> _DESCRIPTION OF THE TASK_
Do not repeat pictures. Repeat exactly the lines of the listing below from its first line through the line with "return 1 - y / H".

# Start of RECORDED INFORMATION

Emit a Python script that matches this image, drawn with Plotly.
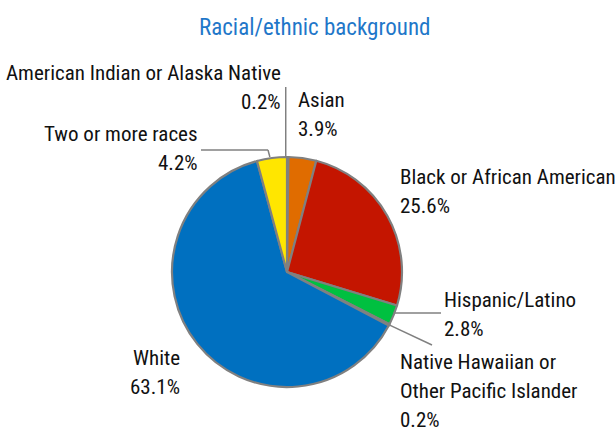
import math
import plotly.graph_objects as go

# ---- data ----
categories = ["American Indian or Alaska Native", "Asian", "Black or African American",
              "Hispanic/Latino", "Native Hawaiian or Other Pacific Islander", "White",
              "Two or more races"]
values = [0.2, 3.9, 25.6, 2.8, 0.2, 63.1, 4.2]
colors = ["#7F7F7F", "#E06C00", "#C41500", "#00C040", "#4F81BD", "#0070C0", "#FFE600"]
label_lines = [["American Indian or Alaska Native"], ["Asian"], ["Black or African American"],
               ["Hispanic/Latino"], ["Native Hawaiian or", "Other Pacific Islander"],
               ["White"], ["Two or more races"]]

W, H = 615, 436
CX, CY, R = 287, 272, 115
FONT = "Roboto Condensed, DejaVu Sans Condensed, sans-serif"

def px(x):
    return x / W

def py(y):
    return 1 - y / H

fig = go.Figure(go.Pie(
    labels=categories, values=values, sort=False, direction="clockwise", rotation=0,
    marker=dict(colors=colors, line=dict(color="#808080", width=2.2)),
    textinfo="none", hoverinfo="label+percent",
    domain=dict(x=[px(CX - R), px(CX + R)], y=[py(CY + R), py(CY - R)]),
    showlegend=False,
))

total = sum(values)
cum = 0
anchors = []
for v in values:
    f = (cum + v / 2) / total
    th = 2 * math.pi * f
    anchors.append((CX + R * math.sin(th), CY - R * math.cos(th)))
    cum += v

# label layout: (x, first-line y, xanchor)
label_pos = [(283, 73, "right"), (296, 100, "left"), (398, 177, "left"),
             (442, 300, "left"), (398, 362, "left"), (182, 358, "right"),
             (200, 134, "right")]
LINE = 29
ann = []
for i, (x, y, xa) in enumerate(label_pos):
    lines = label_lines[i] + [f"{values[i]:.1f}%"]
    for k, t in enumerate(lines):
        ann.append(dict(x=px(x), y=py(y + k * LINE), xref="paper", yref="paper",
                        text=t, showarrow=False, xanchor=xa, yanchor="middle",
                        font=dict(family=FONT, size=21, color="#111111")))

ann.append(dict(x=px(314), y=py(27), xref="paper", yref="paper",
                text="Racial/ethnic background", showarrow=False,
                xanchor="center", yanchor="middle",
                font=dict(family=FONT, size=23, color="#1F77C9")))

shapes = []
def seg(x0, y0, x1, y1):
    shapes.append(dict(type="line", xref="paper", yref="paper",
                       x0=px(x0), y0=py(y0), x1=px(x1), y1=py(y1),
                       line=dict(color="#808080", width=1.5)))

# leader lines from slice edges
ax, ay = anchors[0]
seg(ax - 2, ay, ax - 2, 87)
ax, ay = anchors[6]
seg(ax - 2, ay - 1, 268, 150)
seg(268, 150, 201, 150)
ax, ay = anchors[3]
seg(ax, ay - 2, 441, ay - 2)
ax, ay = anchors[4]
seg(ax, ay, 432, 345)

fig.update_layout(width=W, height=H, margin=dict(l=0, r=0, t=0, b=0),
                  paper_bgcolor="white", plot_bgcolor="white",
                  annotations=ann, shapes=shapes)
fig.write_html("out.html", config={"displayModeBar": False},
               post_script="document.body.style.margin='0px';")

# End of RECORDED INFORMATION

> _OUTPUT OF THE EXERCISE_
Emit a Python script that matches this image, drawn with Plotly.
import math
import plotly.graph_objects as go

# ---- data ----
categories = ["American Indian or Alaska Native", "Asian", "Black or African American",
              "Hispanic/Latino", "Native Hawaiian or Other Pacific Islander", "White",
              "Two or more races"]
values = [0.2, 3.9, 25.6, 2.8, 0.2, 63.1, 4.2]
colors = ["#7F7F7F", "#E06C00", "#C41500", "#00C040", "#4F81BD", "#0070C0", "#FFE600"]
label_lines = [["American Indian or Alaska Native"], ["Asian"], ["Black or African American"],
               ["Hispanic/Latino"], ["Native Hawaiian or", "Other Pacific Islander"],
               ["White"], ["Two or more races"]]

W, H = 615, 436
CX, CY, R = 287, 272, 115
FONT = "Roboto Condensed, DejaVu Sans Condensed, sans-serif"

def px(x):
    return x / W

def py(y):
    return 1 - y / H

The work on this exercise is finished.